Review: Planningtorock “All Love’s Legal”

03 Feb 2014 — Evelyn Malinowski

There is something saddening about admission, to obtaining a goal much dreamt of.

Planningtorock’s highly anticipated All Love's Legal, out in the matter of a few weeks on Human Level Recordings, more than presents us to this acute emotion. While the album possesses experimental dance songs like “Misogyny Drop Dead” and “Let’s Talk about Gender Baby," which are doubtlessly of anthem caliber, other songs like “Welcome,” “Words are Glass,” and "Answerland," ensue striking ambient embodiments of melancholy after admission. In this context, the saddening admission is that gender equality and human rights for all are still overshadowed by xenophobia and oppressive religious belief. The album's tones of sadness are rooted in lamentation for dreams of a better political environment, for not being told that you cannot "fall in love with whoever you want to." It’s like we’re not in 2014, and the hands of feudalism, which worked to try and model society after antiquated depictions of the ascent to heaven, are gripping desperately on modern society before they can't to hold on anymore.

Medievalism is inherently misogynist, and while PTR shouts with her difficult-sounding voice that misogyny should drop dead and step back, it is the patriarchical practice of marriage that corrals us, which should see the ax first, and head over and out. Furthermore, taking into account the themes of steps on the album, we have ourselves a funny sort of medieval deconstruction of All Love's Legal.

13th century poet Chretien de Troyes epitomized the melancholy that succeeds admission and obtainment in the Arthurian romance Erec and Enide. Although this romance comes from a literary epoch around 1170, it communicates a timeless, tragic aspect of heroism: putting down your sword after getting the lady of your dreams. Due to their intense attraction, Erec and Enide hardly leave the bed after their wedding until Enide, satisfying the feminine eavesdropper archetype, overhears Erec’s former comrades talk shit about his becoming a lover: "He turned all his attention to embracing and kissing her; he pursued no other delight. His companions were grieved by this and often lamented among themselves, saying that he loved her far too much."

Then Enide admits this to Erec: “My lord, since you press me so, I shall tell you the truth; I shall conceal it from you no longer, but I fear it will distress you. Throughout this land all people … are saying that it is a great shame that you have laid down your arms. Your renown has greatly declined …. It grieves me deeply when they speak so, and it grieves me even more that they place the blame on me."

To offset their toxic lulling, they go on a journey together with a rule that disallows Enide to look back at Erec riding behind her. This metaphor, arguably, is about punishing Enide for her admission.
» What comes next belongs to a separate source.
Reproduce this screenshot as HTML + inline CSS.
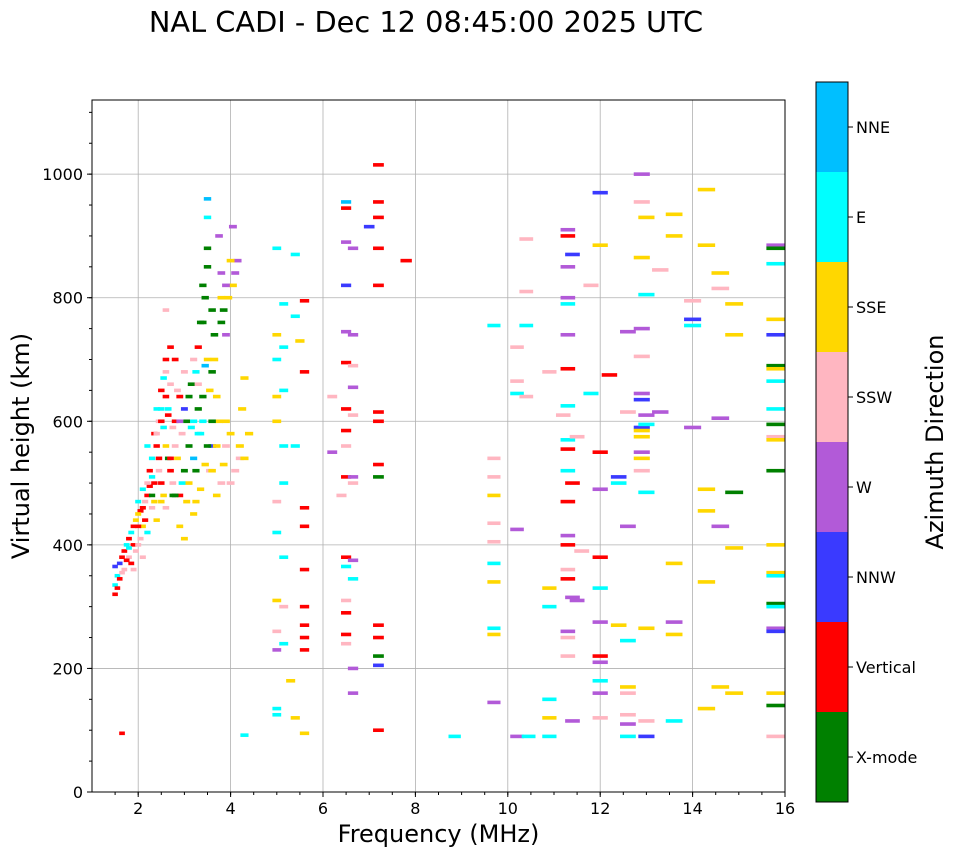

Be that the case or not, it is still Erec’s admission and obtainment of the object of his affection that initializes crisis in the tale; it is Erec’s obtainment that causes others, including Enide, to lament.

I draw on de Troyes because it reflects on the lamentation afoot on PTR’s new work and likewise subverts the misogynistic promotion bound to art in medieval society. While Erec and Enide struggle due to giving into heterosexual, ordained love, PTR contends with the burden of having to speak up for ongoing issues concerning gender equality in the modern day, since ambivalance seems to have taken over to an extent. The haunted, ineffable parts of All Love's Legal specifically come from a struggle similiar to Enide's, that state of awareness of a truth that the target audience doesn't want to hear. Just because some progress has been made as far as equality goes doesn’t mean that the journey to make the situation more sustainable and gender aware should pause. What happened with the members of Pussy Riot between 2012 and 2013 in Russia is an enormous example, and irrefutably part of the inspiration behind this album's concept. 

Can PTR’s next album please be a full-on ambient one, exploring the sound of this phenomenon further? In the mean time, All Love’s Legal is indeed a chivalrous performance at the court of an already gender aware kingdom. Let’s help it reach the serfs who scoff at or are unaware of using human drama to learn about the nature of love and liquidity of sexuality.

All Love's Legal is out February 18th on Human Level Recordings.